Tuesday, September 28, 2010

MATC's pre-college instructors change lives!

A recent Milwaukee Journal Sentinel article, the last is a sensationalist and dishonest series about Milwaukee Area Technical College (MATC), targeted a Pre-College instructor, suggesting that he was somehow gaming the system.

Others have now chimed in that he is ONLY a GED instructor. In fact, Mr. Holmes who has been a professional educator for 36 years not only teaches a full load of classes to some of our community's most disadvantaged students, but he also has wide ranging administrative duties as the Instructional chair for the entire four-campus Pre-College division.

When MATC instructors take on additional responsibilities they are paid only 60% of the full-time salary saving the college money because it does not hire full-time faculty or staff to conduct those duties. In the private sector that MATC's critics are so quick to point to employees who work overtime are paid time and one half.

The Public Policy Forum report that was the basis for the MJS's series of articles was quite clear: the average base salary for MATC faculty in 2007 was $85,000. The only way faculty made above that was doing additional work at a discounted rate.

The MJS and others may not like it that MATC's educators are paid fairly for their education and years of experience. But that is hardly the scandal that the paper's coverage implies.

Students in the Pre-College division are overwhelming working class and disproportionately students of color. There are over 100,000 adults in the MATC district who do not have a high school degree. MATC and all technical colleges are required by state legislation to provide the educationally disadvantaged with low-cost education. That is a very good thing, although very challenging work. The educators who work in this division change lives as the video below makes clear.




The MJS analysis that MATC is in a financial crisis is also not supported by the facts.

MATC has an Aa1 bond rating and unlike the City, County and State has not experienced any reduction in its rating over more than a decade.

The college also has a healthy rainy day fund unlike the State or the County.

MATC has maintained its infrastructure enabling the college to provide our students with hands-on state-of-the market technical education. For every dollar invested in MATC, $4 returns to the local economy. MATC provides the middle skills workers that make up 70% of Southeastern Wisconsin ’s workforce.

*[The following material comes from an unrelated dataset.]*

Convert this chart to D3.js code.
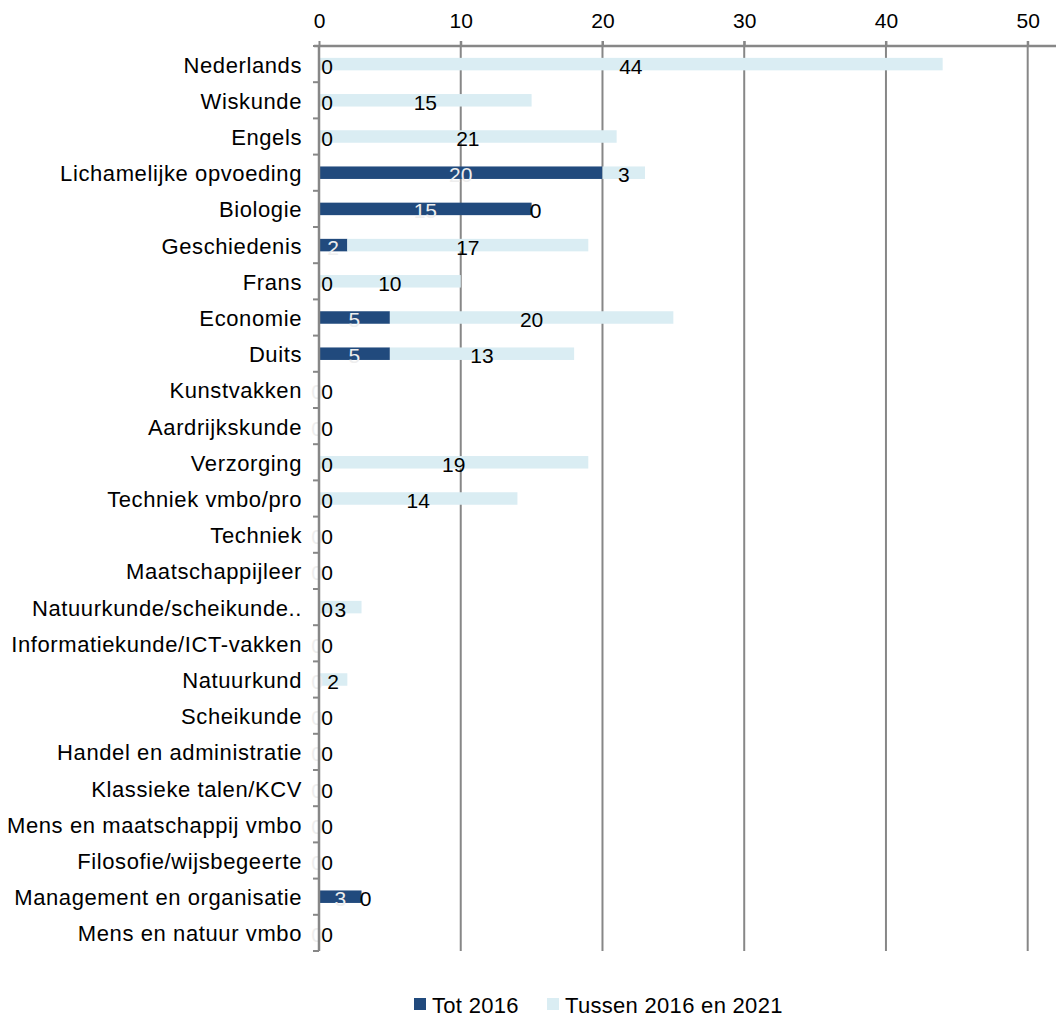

MATC has become overly dependent on local property taxes. This has nothing to do with faculty salaries. In fact, instructional costs per full time equivalent student, a generally accepted measure of institutional efficiency, were 6th among all tech colleges in 2009.

MATC has been forced to rely on local property taxes because state investment has declined from 30% as recently as 1990 to less than 14% today. As a result MATC has been forced to rely on local property taxes to make up the difference.

In 1999 the Milwaukee Journal made exactly this point when it wrote an editorial entitled “Deadly cuts to tech schools” and asked “Who’s to blame? It answered: “The state that’s who….”

Over the past twenty years the state’s contribution to tech colleges has plummeted. During these years Republican Senators Alberta Darling and Glenn Grothman, the most vociferous critics of MATC, have repeatedly voted against increasing tech college funding. The result is that property taxes have increased to support the college’s work educating and training the labor force.

After more than two decades of state disinvestment, the Journal Sentinel has now decided it’s the faculty who are to blame for the college's fiscal challenges. The destructive trends the Journal identified in a decade ago remain. Faculty salaries have increased modestly over the same period although last year, in the middle of the Great Recession, MATC’s faculty voluntarily gave up their negotiated salary increase.

What has changed, as Eric Gunn, a columnist for Milwaukee Magazine and former Journal reporter, wrote in a recent column is that the Journal Sentinel is now run by an anti-labor cabal that sees no contradiction between attacking the middle class salaries of MATC’s faculty while arguing that the Bush tax cuts for millionaires should be extended.